Tag Archives: love song

Write Me in Your Marrow, Stuff Me in Your Bones: Love in Poems, Poems in Songs

by Jen M. Lagedrost


Not all poems are songs, just as not all songs are poems, but the crossroads between the two is often monstrously moving.  Songs, like poems, span an enormous variety of genres, themes, senses, and tones.  My favorite Jack White riff screams through my fury (watch out when I put on the White Stripes) the same way Noah and the Whale can fold my heart in half when it’s feeling hopelessly tenderized.  Revisiting Rilke is nothing like Anne Sexton’s fairy tale poems, nor is either of these anything like picking through the strange and often hilarious narrative poems of James Tate.  We experience poems and songs in an endless variety of contexts from an endless variety of moods.  The best walk the lines of more than one complex emotion at the same time, which this song, “At The Hop,” by Devendra Banhart, does.  The song plays on a child-like, light-hearted tune that weaves through a poem of hopeful hopelessness that knocks the knees out from under you.  You’re left not only missing the one you’ve loved, but in love with indulging in the pain of that longing.  In a song that embraces and laments simultaneously the fact that “you’re never comin’ back,” the final lines, “Write me in your marrow, stuff me in your bones, sing a mending moan, a song to bring you home,” leave you ruined and overjoyed in their sincere and shameless devotion.
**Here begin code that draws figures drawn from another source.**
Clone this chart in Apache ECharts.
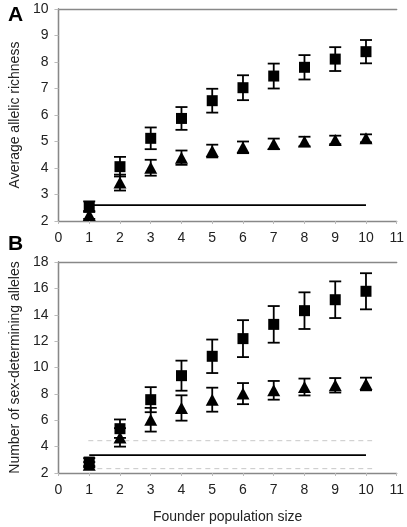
<!DOCTYPE html>
<html><head><meta charset="utf-8">
<script src="https://cdn.jsdelivr.net/npm/echarts@6/dist/echarts.min.js"></script>
<style>html,body{margin:0;padding:0;background:#fff}#c{width:407px;height:527px}</style>
</head><body><div id="c"></div>
<script>
var xs = [1,2,3,4,5,6,7,8,9,10];
// Panel A
var aSquare = [2.54,4.05,5.12,5.87,6.54,7.03,7.47,7.80,8.11,8.39];
var aSquareErr = [0.2,0.37,0.41,0.43,0.45,0.47,0.47,0.46,0.45,0.44];
var aTri = [2.23,3.45,4.01,4.39,4.64,4.78,4.91,5.00,5.06,5.12];
var aTriErr = [0.15,0.3,0.3,0.27,0.24,0.22,0.2,0.18,0.16,0.15];
var aLine = 2.6;
// Panel B
var bSquare = [2.83,5.36,7.56,9.38,10.85,12.19,13.27,14.31,15.14,15.78];
var bSquareErr = [0.3,0.7,0.95,1.14,1.27,1.4,1.39,1.39,1.39,1.37];
var bTri = [2.63,4.7,6.04,6.93,7.56,8.02,8.27,8.52,8.65,8.75];
var bTriErr = [0.2,0.7,0.9,0.96,0.91,0.8,0.71,0.64,0.55,0.48];
var bLine = 3.35, bLineLo = 2.33, bLineHi = 4.45;

var font = 'Liberation Sans, Arial, sans-serif';
function pts(v){ return xs.map(function(x,i){return [x, v[i]];}); }
function errData(v,e){ return xs.map(function(x,i){return [x, v[i]-e[i], v[i]+e[i]];}); }
function errSeries(v,e,gi){
  return {type:'custom', xAxisIndex:gi, yAxisIndex:gi, z:1, silent:true,
    data: errData(v,e),
    renderItem:function(params, api){
      var lo = api.coord([api.value(0), api.value(1)]);
      var hi = api.coord([api.value(0), api.value(2)]);
      var w = 6;
      var st = {stroke:'#000', lineWidth:1.8};
      return {type:'group', children:[
        {type:'line', shape:{x1:lo[0],y1:lo[1],x2:hi[0],y2:hi[1]}, style:st},
        {type:'line', shape:{x1:lo[0]-w,y1:lo[1],x2:lo[0]+w,y2:lo[1]}, style:st},
        {type:'line', shape:{x1:hi[0]-w,y1:hi[1],x2:hi[0]+w,y2:hi[1]}, style:st}
      ]};
    }};
}
function hline(y, gi, dashed){
  return {type:'line', xAxisIndex:gi, yAxisIndex:gi, symbol:'none', silent:true, z:0,
    data: dashed ? [[0.97,y],[10.2,y]] : [[1,y],[10,y]],
    lineStyle: dashed ? {color:'#c8c8c8', width:1, type:[5,4]} : {color:'#000', width:1.8}};
}
var axisLbl = {color:'#222', fontFamily:font, fontSize:14};
function xAxis(gi){
  return {type:'value', gridIndex:gi, min:0, max:11, interval:1,
    axisLine:{show:true, lineStyle:{color:'#888', width:1.3}},
    axisTick:{show:true, length:3, lineStyle:{color:'#bbb'}},
    splitLine:{show:false}, axisLabel:Object.assign({margin:10}, axisLbl),
    name: gi===1 ? 'Founder population size' : '', nameLocation:'middle', nameGap:37,
    nameTextStyle:{color:'#222', fontFamily:font, fontSize:14}};
}
function xAxisTop(gi){
  return {type:'value', gridIndex:gi, position:'top', min:0, max:11,
    axisLine:{show:true, lineStyle:{color:'#888', width:1.3}}, axisTick:{show:false}, axisLabel:{show:false}, splitLine:{show:false}};
}
function yAxis(gi, min, max, iv, name){
  return {type:'value', gridIndex:gi, min:min, max:max, interval:iv,
    axisLine:{show:true, lineStyle:{color:'#888', width:1.3}},
    axisTick:{show:true, length:4, lineStyle:{color:'#bbb'}},
    splitLine:{show:false}, axisLabel:Object.assign({margin:10}, axisLbl),
    name:name, nameLocation:'middle', nameGap:32,
    nameTextStyle:{color:'#222', fontFamily:font, fontSize:14}};
}
function yAxisRight(gi, min, max){
  return {type:'value', gridIndex:gi, position:'right', min:min, max:max,
    axisLine:{show:true, lineStyle:{color:'#888', width:1.3}}, axisTick:{show:false}, axisLabel:{show:false}, splitLine:{show:false}};
}
var chart = echarts.init(document.getElementById('c'));
chart.setOption({
  animation:false,
  textStyle:{fontFamily:font},
  title:[
    {text:'A', left:3, top:0, textStyle:{fontFamily:font, fontSize:21, fontWeight:'bold', color:'#000'}},
    {text:'B', left:3, top:229, textStyle:{fontFamily:font, fontSize:21, fontWeight:'bold', color:'#000'}}
  ],
  grid:[
    {left:58, right:7, top:9, height:212},
    {left:58, right:7, top:262, height:211}
  ],
  xAxis:[xAxis(0), xAxis(1), xAxisTop(0), xAxisTop(1)],
  yAxis:[yAxis(0,2,10,1,'Average allelic richness'), yAxis(1,2,18,2,'Number of sex-determining alleles'), yAxisRight(0,2,10), yAxisRight(1,2,18)],
  series:[
    hline(aLine,0,false),
    hline(bLineHi,1,true), hline(bLineLo,1,true), hline(bLine,1,false),
    errSeries(aSquare,aSquareErr,0), errSeries(aTri,aTriErr,0),
    errSeries(bSquare,bSquareErr,1), errSeries(bTri,bTriErr,1),
    {type:'scatter', xAxisIndex:0, yAxisIndex:0, data:pts(aSquare), symbol:'rect', symbolSize:11, itemStyle:{color:'#000', opacity:1}, z:3},
    {type:'scatter', xAxisIndex:0, yAxisIndex:0, data:pts(aTri), symbol:'triangle', symbolSize:[13,12], itemStyle:{color:'#000', opacity:1}, z:3},
    {type:'scatter', xAxisIndex:1, yAxisIndex:1, data:pts(bSquare), symbol:'rect', symbolSize:11, itemStyle:{color:'#000', opacity:1}, z:3},
    {type:'scatter', xAxisIndex:1, yAxisIndex:1, data:pts(bTri), symbol:'triangle', symbolSize:[13,12], itemStyle:{color:'#000', opacity:1}, z:3}
  ]
});
</script></body></html>
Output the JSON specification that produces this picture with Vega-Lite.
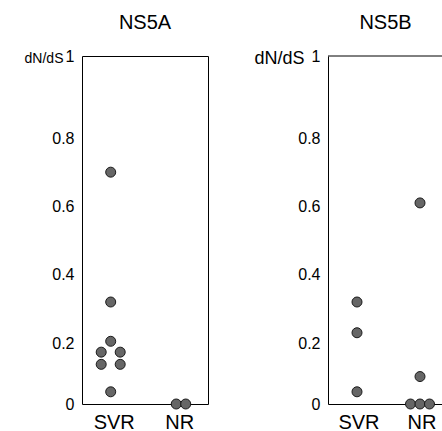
{
  "$schema": "https://vega.github.io/schema/vega-lite/v6.json",
  "background": "white",
  "padding": {"left": 23, "top": 12, "right": 0, "bottom": 0},
  "spacing": 44,
  "data": {
    "values": [
      {"gene": "NS5A", "outcome": "SVR", "dNdS": 0.70, "col": 0},
      {"gene": "NS5A", "outcome": "SVR", "dNdS": 0.32, "col": 0},
      {"gene": "NS5A", "outcome": "SVR", "dNdS": 0.205, "col": 0},
      {"gene": "NS5A", "outcome": "SVR", "dNdS": 0.17, "col": -1},
      {"gene": "NS5A", "outcome": "SVR", "dNdS": 0.17, "col": 1},
      {"gene": "NS5A", "outcome": "SVR", "dNdS": 0.13, "col": -1},
      {"gene": "NS5A", "outcome": "SVR", "dNdS": 0.13, "col": 1},
      {"gene": "NS5A", "outcome": "SVR", "dNdS": 0.04, "col": 0},
      {"gene": "NS5A", "outcome": "NR", "dNdS": 0, "col": 0},
      {"gene": "NS5A", "outcome": "NR", "dNdS": 0, "col": 1},
      {"gene": "NS5B", "outcome": "SVR", "dNdS": 0.32, "col": 0},
      {"gene": "NS5B", "outcome": "SVR", "dNdS": 0.23, "col": 0},
      {"gene": "NS5B", "outcome": "SVR", "dNdS": 0.04, "col": 0},
      {"gene": "NS5B", "outcome": "NR", "dNdS": 0.61, "col": 0},
      {"gene": "NS5B", "outcome": "NR", "dNdS": 0.09, "col": 0},
      {"gene": "NS5B", "outcome": "NR", "dNdS": 0, "col": -1},
      {"gene": "NS5B", "outcome": "NR", "dNdS": 0, "col": 0},
      {"gene": "NS5B", "outcome": "NR", "dNdS": 0, "col": 1}
    ]
  },
  "config": {
    "font": "Liberation Sans",
    "view": {"stroke": "black", "strokeWidth": 1},
    "axis": {"grid": false, "ticks": false, "domain": false, "labelColor": "black", "titleColor": "black", "labelFont": "Liberation Sans", "titleFont": "Liberation Sans"},
    "title": {"fontSize": 20, "fontWeight": "normal", "color": "black", "font": "Liberation Sans", "offset": 15}
  },
  "hconcat": [
    {
      "title": "NS5A",
      "width": 126,
      "height": 348,
      "transform": [{"filter": "datum.gene === 'NS5A'"}],
      "mark": {"type": "circle", "size": 100, "color": "#666666", "stroke": "#1a1a1a", "strokeWidth": 1, "opacity": 1},
      "encoding": {
        "x": {"field": "outcome", "type": "nominal", "sort": ["SVR", "NR"],
              "scale": {"type": "point", "padding": 0.4615, "align": 0.4746},
              "axis": {"title": null, "labelAngle": 0, "labelFontSize": 20, "labelPadding": 8, "labelOffset": 3}},
        "xOffset": {"field": "col", "type": "quantitative", "scale": {"domain": [-1, 1], "range": [-9.5, 9.5]}},
        "y": {"field": "dNdS", "type": "quantitative",
              "scale": {"domain": [0, 0.2, 0.8, 1], "range": [348, 287, 82, 0], "nice": false, "zero": false},
              "axis": {"title": "dN/dS", "titleAngle": 0, "titleAlign": "right", "titleBaseline": "middle",
                       "titleX": -19, "titleY": 2, "titleFontSize": 14, "titleFontWeight": "normal",
                       "values": [0, 0.2, 0.4, 0.6, 0.8, 1], "format": ".1~f", "labelFontSize": 16,
                       "labelPadding": 8, "labelFlush": false, "labelOverlap": false}}
      }
    },
    {
      "title": "NS5B",
      "width": 115,
      "height": 348,
      "view": {"stroke": null},
      "transform": [{"filter": "datum.gene === 'NS5B'"}],
      "layer": [
        {
          "data": {"values": [{}]},
          "mark": {"type": "rule", "color": "black", "strokeWidth": 1},
          "encoding": {
            "y": {"datum": 1, "type": "quantitative",
                  "scale": {"domain": [0, 0.2, 0.8, 1], "range": [348, 287, 82, 0], "nice": false, "zero": false},
                  "axis": {"title": "dN/dS", "titleAngle": 0, "titleAlign": "right", "titleBaseline": "middle",
                           "titleX": -24, "titleY": 2, "titleFontSize": 18, "titleFontWeight": "normal",
                           "values": [0, 0.2, 0.4, 0.6, 0.8, 1], "format": ".1~f", "labelFontSize": 16,
                           "labelPadding": 8, "labelFlush": false, "labelOverlap": false,
                           "domain": true, "domainColor": "black", "domainWidth": 1}}
          }
        },
        {
          "mark": {"type": "circle", "size": 100, "color": "#666666", "stroke": "#1a1a1a", "strokeWidth": 1, "opacity": 1},
          "encoding": {
            "x": {"field": "outcome", "type": "nominal", "sort": ["SVR", "NR"],
                  "scale": {"type": "point", "padding": 0.4127, "align": 0.5577},
                  "axis": {"title": null, "labelAngle": 0, "labelFontSize": 20, "labelPadding": 8, "labelOffset": 1.5, "domain": true, "domainColor": "black", "domainWidth": 1}},
            "xOffset": {"field": "col", "type": "quantitative", "scale": {"domain": [-1, 1], "range": [-11.3, 11.3]}},
            "y": {"field": "dNdS", "type": "quantitative",
                  "scale": {"domain": [0, 0.2, 0.8, 1], "range": [348, 287, 82, 0], "nice": false, "zero": false},
                  "axis": {"title": "dN/dS", "titleAngle": 0, "titleAlign": "right", "titleBaseline": "middle",
                           "titleX": -24, "titleY": 2, "titleFontSize": 18, "titleFontWeight": "normal",
                           "values": [0, 0.2, 0.4, 0.6, 0.8, 1], "format": ".1~f", "labelFontSize": 16,
                           "labelPadding": 8, "labelFlush": false, "labelOverlap": false,
                           "domain": true, "domainColor": "black", "domainWidth": 1}}
          }
        }
      ]
    }
  ]
}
The song is playful and sexy, too, heaping a little more into the emotional charge.  Who says the complexity of our feelings can’t be a devastating delight, anyway?

“At The Hop” by Devendra Banhart

Put me in your suitcase, let me help you pack,
Cause you’re never coming back, no you’re never coming back.

Cook me in your breakfast, and put me on your plate,
Cause you know I taste great, yeah you know I taste great.

At the hop it’s greaseball heaven,
With candypants and archie too—

Put me in your dry dream, or put me in your wet,
Oh if you haven’t yet, no if you haven’t yet.

Light me with your candle, and watch the flames grow high,
You know it doesn’t hurt to try, no it doesn’t hurt to try.

Well I won’t stop all of my pretending that you’ll come home,
You’ll be coming home, someday soon—

Put me in your blue skies, or put me in your gray,
Cause there’s gotta be someway, there’s gotta be someway.

Put me in your tongue-tie, make it hard to say
That you ain’t gonna stay, that you ain’t gonna stay.

Wrap me in your marrow, stuff me in your bones,
Sing a mending moan, a song to bring you home.